**Written problem:** Identify the lines that contain the word "this" and copy each one.

**Supplied material:**
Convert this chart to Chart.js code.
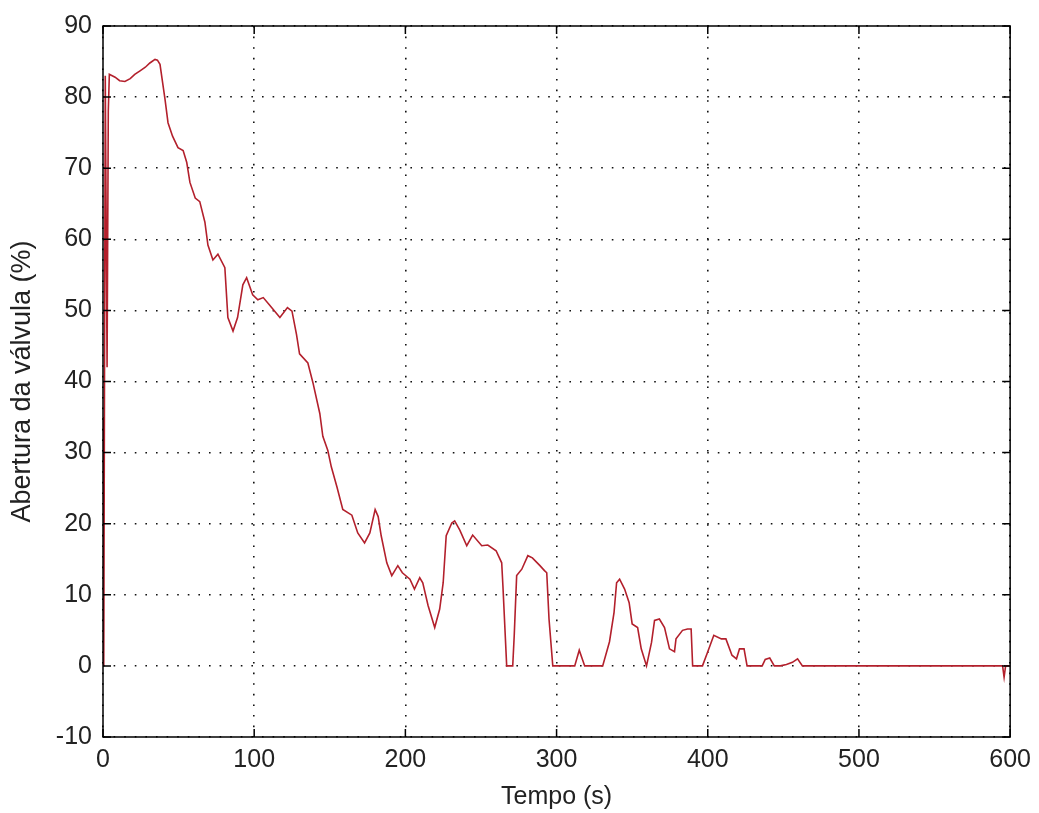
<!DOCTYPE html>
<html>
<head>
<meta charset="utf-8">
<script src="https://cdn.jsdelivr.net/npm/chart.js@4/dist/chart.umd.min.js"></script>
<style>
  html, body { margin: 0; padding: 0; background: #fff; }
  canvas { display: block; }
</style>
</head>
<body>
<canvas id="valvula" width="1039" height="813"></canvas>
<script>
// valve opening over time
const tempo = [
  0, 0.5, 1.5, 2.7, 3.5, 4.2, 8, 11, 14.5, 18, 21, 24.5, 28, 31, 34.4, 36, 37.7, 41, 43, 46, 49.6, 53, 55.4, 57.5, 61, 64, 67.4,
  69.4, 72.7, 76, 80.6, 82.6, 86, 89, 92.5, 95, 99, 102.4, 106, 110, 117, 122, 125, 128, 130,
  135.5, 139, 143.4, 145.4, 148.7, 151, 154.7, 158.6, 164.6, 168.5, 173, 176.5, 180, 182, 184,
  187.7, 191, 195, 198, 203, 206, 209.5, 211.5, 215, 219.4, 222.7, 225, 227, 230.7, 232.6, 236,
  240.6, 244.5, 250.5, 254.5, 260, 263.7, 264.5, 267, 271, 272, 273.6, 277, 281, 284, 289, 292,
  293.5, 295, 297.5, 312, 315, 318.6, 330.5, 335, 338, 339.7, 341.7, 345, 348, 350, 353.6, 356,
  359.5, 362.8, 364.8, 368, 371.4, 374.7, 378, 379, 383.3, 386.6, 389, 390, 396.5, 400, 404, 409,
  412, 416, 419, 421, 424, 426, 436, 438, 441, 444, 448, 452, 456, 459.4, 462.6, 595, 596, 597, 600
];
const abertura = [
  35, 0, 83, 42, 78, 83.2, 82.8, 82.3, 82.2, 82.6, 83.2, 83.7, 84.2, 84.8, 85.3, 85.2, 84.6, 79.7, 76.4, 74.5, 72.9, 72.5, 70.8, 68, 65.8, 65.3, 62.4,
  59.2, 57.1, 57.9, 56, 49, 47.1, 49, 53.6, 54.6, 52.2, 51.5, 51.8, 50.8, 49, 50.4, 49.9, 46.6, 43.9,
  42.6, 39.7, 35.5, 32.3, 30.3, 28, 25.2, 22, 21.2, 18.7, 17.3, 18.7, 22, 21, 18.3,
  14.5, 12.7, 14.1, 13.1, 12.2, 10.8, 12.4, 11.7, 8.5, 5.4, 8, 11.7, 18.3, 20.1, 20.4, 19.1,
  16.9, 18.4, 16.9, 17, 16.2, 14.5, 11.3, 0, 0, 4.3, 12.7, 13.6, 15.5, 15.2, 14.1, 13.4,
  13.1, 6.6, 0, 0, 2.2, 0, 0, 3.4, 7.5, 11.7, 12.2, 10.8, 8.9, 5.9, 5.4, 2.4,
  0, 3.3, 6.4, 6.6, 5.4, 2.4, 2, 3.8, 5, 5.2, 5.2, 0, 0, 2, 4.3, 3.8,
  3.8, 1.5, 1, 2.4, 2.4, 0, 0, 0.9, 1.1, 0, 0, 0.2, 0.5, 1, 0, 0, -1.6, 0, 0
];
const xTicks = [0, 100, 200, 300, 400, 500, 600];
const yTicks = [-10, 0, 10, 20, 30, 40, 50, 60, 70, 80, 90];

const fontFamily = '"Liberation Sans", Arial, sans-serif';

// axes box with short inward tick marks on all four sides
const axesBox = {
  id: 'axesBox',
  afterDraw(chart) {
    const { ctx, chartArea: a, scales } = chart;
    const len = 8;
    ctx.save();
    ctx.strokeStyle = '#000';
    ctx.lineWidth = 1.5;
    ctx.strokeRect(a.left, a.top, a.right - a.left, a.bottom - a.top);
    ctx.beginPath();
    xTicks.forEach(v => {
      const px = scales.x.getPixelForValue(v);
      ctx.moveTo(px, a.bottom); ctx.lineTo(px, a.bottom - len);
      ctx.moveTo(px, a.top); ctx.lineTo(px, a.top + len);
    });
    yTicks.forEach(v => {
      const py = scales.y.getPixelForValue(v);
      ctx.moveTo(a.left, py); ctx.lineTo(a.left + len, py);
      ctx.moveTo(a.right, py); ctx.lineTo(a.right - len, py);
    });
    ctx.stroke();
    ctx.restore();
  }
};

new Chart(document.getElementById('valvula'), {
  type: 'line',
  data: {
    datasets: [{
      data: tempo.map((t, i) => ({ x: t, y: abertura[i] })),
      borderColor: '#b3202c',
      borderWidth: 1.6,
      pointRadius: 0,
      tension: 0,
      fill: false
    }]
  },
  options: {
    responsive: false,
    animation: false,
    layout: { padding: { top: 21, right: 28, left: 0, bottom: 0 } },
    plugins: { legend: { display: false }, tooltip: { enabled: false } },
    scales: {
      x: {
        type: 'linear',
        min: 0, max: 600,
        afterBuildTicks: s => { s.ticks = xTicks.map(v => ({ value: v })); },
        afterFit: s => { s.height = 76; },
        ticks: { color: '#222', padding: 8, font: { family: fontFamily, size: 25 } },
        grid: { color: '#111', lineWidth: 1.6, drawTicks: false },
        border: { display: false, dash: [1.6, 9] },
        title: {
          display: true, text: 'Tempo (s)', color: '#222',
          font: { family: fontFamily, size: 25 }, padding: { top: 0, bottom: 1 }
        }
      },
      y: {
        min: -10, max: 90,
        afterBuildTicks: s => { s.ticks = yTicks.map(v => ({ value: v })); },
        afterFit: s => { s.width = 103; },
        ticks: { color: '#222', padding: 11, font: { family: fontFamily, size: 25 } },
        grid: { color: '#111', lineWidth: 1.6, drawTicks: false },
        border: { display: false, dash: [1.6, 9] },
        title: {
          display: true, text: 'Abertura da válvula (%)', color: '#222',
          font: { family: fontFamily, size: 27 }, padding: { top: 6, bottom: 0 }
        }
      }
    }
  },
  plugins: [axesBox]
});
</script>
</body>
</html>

==

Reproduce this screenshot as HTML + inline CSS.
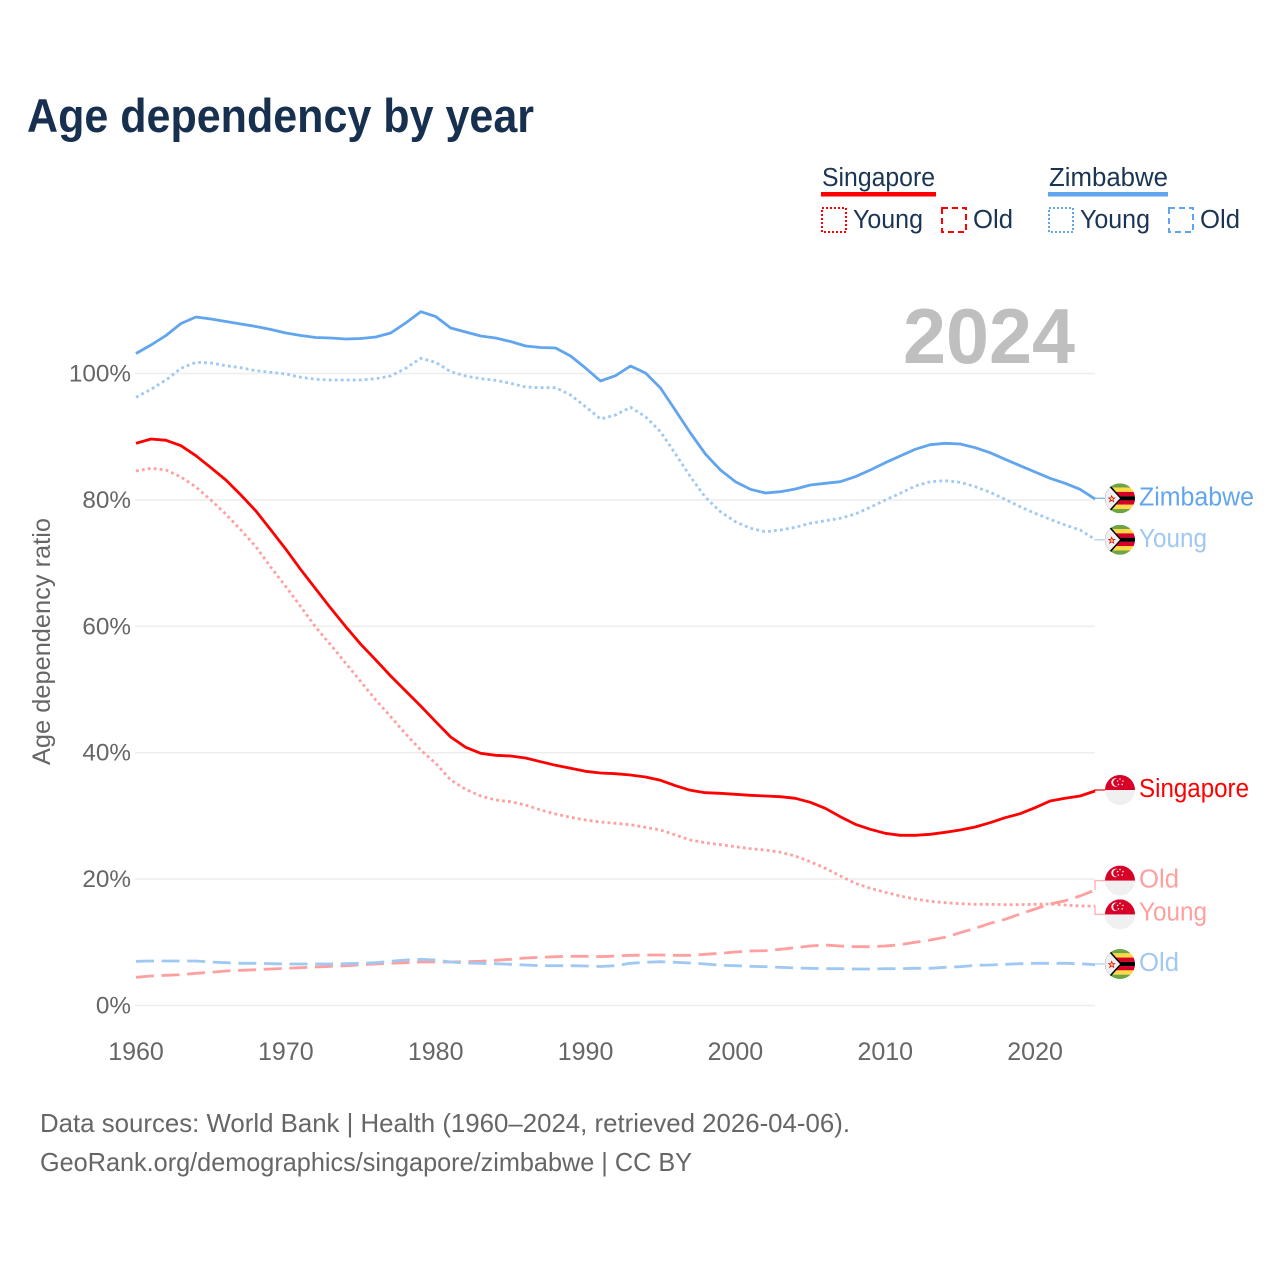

==

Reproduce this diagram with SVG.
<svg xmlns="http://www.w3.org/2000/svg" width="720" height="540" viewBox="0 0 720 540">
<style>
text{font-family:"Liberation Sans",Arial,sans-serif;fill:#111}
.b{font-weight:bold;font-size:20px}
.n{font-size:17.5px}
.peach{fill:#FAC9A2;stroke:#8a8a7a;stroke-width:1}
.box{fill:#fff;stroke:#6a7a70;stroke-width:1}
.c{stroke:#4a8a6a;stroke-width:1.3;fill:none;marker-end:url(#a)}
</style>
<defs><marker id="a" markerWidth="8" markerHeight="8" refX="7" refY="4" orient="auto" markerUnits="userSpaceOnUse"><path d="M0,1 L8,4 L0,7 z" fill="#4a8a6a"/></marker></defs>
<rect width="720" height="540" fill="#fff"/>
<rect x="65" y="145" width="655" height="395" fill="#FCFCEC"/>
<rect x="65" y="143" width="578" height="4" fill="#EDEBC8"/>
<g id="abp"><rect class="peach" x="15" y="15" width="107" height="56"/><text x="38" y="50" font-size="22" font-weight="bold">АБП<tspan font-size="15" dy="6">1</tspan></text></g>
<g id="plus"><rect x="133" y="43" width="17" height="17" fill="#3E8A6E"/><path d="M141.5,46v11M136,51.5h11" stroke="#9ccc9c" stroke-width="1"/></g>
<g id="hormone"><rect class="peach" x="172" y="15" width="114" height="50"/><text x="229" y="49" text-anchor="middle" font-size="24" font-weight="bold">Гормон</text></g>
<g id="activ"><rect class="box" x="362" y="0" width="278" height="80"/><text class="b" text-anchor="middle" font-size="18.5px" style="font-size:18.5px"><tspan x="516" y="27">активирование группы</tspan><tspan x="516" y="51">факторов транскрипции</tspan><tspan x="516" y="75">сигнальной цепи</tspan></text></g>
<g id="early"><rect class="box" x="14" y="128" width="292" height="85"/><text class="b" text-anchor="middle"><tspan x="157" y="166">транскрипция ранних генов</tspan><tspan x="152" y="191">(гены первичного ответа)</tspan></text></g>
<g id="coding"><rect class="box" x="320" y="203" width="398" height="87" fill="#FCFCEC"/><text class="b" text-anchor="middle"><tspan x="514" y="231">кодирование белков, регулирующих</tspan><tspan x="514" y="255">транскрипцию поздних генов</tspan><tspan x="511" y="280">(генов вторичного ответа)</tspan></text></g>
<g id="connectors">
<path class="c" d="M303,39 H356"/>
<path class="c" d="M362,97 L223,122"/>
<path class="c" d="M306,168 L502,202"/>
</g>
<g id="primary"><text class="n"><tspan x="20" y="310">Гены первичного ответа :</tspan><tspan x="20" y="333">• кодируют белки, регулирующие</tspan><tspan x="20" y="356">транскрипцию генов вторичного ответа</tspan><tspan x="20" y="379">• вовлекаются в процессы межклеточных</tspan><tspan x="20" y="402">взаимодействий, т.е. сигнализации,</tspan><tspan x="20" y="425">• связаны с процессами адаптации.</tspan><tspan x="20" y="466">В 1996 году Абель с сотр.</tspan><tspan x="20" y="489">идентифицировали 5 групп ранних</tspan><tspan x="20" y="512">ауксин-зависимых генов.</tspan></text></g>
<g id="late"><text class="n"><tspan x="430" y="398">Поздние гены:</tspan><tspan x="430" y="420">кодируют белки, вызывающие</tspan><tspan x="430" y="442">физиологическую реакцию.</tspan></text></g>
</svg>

**Complete answer:**
Convert this chart to Chart.js code.
Reproduce this screenshot as HTML + inline CSS.
Reproduce this diagram with SVG.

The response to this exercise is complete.